Bottom line, at dinner time, we look at each other blankly, wishing that a cook would miraculously appear to feed us. So, in general this is the nursing student dinner hit parade:
- Pizza: the guy at the local pizza shop recognizes Randy’s voice now and can take our order before we even say what we want. It is always the same, thinking up new and exciting pizza combinations is beyond our mental capacities. I suspect our house is programmed into the delivery guy’s GPS as a favorite.
- Chinese food: again, the guy recognizes us, and also knows our order by heart
- Omelet: It takes exactly 7.5 minutes to make an omelet with cheese and toast
- Grilled cheese and soup: This takes about 13 minutes, so we need to be more ambitious for this one.
- Healthy Choice or Kashi box dinners: These come in when we are feeling guilty about too much crap food and the clothes aren’t fitting so well. One or two nights of this has us back on the phone ordering pizza.
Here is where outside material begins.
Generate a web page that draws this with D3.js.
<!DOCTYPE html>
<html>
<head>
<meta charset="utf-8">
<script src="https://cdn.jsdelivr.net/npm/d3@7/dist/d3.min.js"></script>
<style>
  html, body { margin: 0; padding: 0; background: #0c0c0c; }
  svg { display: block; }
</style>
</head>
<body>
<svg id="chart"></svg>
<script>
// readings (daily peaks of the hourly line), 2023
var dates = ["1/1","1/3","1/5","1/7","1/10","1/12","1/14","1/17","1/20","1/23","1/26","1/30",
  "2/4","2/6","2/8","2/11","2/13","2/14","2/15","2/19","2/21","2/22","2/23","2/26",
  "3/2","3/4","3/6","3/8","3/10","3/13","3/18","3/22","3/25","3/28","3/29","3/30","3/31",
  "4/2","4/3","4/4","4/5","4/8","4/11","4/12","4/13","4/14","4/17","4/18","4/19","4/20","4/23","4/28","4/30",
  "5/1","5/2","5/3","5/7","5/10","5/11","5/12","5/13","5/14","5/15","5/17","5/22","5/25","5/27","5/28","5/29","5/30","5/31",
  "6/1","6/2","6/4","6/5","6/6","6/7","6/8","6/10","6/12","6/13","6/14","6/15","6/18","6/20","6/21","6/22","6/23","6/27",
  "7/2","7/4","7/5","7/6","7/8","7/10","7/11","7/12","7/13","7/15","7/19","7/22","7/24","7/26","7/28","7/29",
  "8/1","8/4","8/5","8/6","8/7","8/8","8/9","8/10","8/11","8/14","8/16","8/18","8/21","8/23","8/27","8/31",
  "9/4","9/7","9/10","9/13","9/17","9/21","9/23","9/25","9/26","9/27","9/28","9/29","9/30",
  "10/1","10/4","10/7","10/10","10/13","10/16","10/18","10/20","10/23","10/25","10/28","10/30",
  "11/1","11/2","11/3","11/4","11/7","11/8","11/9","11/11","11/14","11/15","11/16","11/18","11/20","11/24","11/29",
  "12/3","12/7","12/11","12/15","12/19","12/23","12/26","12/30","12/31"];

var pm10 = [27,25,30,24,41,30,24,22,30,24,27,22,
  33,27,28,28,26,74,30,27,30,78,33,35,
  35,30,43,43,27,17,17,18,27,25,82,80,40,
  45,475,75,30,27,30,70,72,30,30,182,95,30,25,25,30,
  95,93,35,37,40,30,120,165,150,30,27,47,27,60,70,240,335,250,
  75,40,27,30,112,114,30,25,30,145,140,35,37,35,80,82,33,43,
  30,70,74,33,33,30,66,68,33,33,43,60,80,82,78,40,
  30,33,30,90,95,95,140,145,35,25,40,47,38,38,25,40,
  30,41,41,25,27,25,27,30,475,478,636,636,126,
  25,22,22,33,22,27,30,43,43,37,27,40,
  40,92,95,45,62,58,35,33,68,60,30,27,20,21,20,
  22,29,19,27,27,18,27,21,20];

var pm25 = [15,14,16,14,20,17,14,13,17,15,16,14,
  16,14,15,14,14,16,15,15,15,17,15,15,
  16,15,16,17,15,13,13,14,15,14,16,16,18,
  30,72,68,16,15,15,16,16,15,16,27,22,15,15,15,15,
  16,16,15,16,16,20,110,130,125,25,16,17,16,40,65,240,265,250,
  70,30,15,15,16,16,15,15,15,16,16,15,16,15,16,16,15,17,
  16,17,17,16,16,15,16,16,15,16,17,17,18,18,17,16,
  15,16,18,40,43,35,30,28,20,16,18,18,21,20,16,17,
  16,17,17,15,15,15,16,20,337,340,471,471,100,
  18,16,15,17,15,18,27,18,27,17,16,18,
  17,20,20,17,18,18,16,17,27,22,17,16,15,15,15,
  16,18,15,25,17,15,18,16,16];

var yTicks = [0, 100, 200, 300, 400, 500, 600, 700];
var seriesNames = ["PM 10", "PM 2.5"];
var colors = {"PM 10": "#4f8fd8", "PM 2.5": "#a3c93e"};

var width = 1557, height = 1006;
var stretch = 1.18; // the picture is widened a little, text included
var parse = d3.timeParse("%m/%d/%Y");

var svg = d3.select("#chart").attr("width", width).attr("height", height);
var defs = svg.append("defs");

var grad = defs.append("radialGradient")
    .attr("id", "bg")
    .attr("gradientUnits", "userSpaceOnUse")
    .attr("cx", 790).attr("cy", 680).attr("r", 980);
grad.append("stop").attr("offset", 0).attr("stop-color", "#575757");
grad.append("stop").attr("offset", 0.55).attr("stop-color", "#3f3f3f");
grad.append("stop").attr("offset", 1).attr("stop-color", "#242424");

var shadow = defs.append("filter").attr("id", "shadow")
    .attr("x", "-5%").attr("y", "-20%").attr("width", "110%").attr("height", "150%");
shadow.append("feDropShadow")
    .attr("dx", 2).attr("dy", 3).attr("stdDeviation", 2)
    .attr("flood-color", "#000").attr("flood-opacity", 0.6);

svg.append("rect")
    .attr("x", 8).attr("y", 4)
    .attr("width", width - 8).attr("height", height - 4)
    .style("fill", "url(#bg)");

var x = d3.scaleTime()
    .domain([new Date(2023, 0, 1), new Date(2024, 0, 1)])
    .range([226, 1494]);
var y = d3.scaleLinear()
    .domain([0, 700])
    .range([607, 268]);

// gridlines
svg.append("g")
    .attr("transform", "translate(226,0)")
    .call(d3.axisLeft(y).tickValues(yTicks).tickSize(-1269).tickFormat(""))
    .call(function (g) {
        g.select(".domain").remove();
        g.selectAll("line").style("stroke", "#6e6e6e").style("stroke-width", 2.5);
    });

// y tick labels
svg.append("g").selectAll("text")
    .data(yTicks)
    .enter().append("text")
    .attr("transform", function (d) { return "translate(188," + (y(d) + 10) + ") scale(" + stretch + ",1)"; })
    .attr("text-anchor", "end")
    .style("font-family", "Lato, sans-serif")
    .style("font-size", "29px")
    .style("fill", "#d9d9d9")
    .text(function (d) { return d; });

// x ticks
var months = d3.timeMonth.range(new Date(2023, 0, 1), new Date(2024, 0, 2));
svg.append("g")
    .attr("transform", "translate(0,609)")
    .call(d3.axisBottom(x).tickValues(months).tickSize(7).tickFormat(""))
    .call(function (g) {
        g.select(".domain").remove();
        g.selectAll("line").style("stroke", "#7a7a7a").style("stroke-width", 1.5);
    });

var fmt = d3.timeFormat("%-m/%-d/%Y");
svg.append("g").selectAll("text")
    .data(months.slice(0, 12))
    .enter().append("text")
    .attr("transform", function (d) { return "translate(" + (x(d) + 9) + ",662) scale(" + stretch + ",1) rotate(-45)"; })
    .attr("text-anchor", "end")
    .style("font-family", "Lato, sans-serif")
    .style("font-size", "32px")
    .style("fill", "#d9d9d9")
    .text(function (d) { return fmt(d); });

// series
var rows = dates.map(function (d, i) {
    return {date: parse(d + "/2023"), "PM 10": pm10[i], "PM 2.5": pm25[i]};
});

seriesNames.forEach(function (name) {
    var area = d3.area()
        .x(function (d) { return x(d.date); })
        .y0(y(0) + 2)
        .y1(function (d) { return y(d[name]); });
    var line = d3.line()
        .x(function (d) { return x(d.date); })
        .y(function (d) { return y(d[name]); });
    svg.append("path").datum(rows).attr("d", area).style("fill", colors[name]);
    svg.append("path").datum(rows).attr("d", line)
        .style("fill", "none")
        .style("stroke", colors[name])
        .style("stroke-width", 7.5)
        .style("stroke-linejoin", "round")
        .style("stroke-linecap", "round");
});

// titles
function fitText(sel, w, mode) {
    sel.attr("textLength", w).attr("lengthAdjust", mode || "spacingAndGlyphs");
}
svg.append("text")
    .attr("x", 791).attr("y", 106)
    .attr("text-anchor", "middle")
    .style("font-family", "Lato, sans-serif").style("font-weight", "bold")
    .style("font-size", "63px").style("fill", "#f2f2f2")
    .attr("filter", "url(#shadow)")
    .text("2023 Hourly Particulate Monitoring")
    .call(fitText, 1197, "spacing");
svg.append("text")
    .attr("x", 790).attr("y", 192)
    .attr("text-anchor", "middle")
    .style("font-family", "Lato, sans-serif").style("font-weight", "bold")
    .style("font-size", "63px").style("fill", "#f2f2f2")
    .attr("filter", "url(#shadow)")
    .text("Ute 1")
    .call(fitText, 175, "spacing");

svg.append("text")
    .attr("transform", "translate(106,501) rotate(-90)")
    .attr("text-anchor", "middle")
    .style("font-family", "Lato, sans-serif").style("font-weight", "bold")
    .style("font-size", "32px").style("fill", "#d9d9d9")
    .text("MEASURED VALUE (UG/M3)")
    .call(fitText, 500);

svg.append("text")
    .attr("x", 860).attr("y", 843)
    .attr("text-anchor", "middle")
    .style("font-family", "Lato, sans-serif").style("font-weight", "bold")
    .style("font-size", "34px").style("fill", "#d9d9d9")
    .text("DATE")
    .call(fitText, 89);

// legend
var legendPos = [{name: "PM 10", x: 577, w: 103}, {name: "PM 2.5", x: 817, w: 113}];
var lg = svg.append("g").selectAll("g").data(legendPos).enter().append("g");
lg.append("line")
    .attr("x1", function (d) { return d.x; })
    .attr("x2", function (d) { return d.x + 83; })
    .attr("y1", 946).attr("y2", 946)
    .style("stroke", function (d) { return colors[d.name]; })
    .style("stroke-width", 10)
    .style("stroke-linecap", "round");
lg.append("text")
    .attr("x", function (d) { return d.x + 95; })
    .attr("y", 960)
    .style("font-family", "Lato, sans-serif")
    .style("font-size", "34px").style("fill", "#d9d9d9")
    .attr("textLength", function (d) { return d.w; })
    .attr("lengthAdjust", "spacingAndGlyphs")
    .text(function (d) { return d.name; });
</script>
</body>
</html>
- Fast food: I can say we are proud of ourselves in that we almost never eat fast food, partly because it is so disgustingly bad for us and partly because we have to drive pretty far to get it.
- Publix hoagie: If I have even a tiny bit of energy on the way home, I will sometimes stop and pick up a large Italian hoagie which we share.
- Rotisserie chicken and macaroni and cheese: otherwise known as death by cholesterol and salt. Now this is not the boxed macaroni and cheese, that is WAY too much trouble, I mean the dish of nice, creamy frozen mac that you heat up in the oven. We can make this combo last a couple of days. If we are really ambitious, there will be a salad with this.
Here is hoping that we survive the nutritional deficits until I graduate. Then, I will have the time and energy to enjoy cooking again. My cookbooks and cooking magazines will get dusted off, and the kitchen will smell of baking and spices again. I will have to see if I can locate my bicycle under all the stuff in the garage.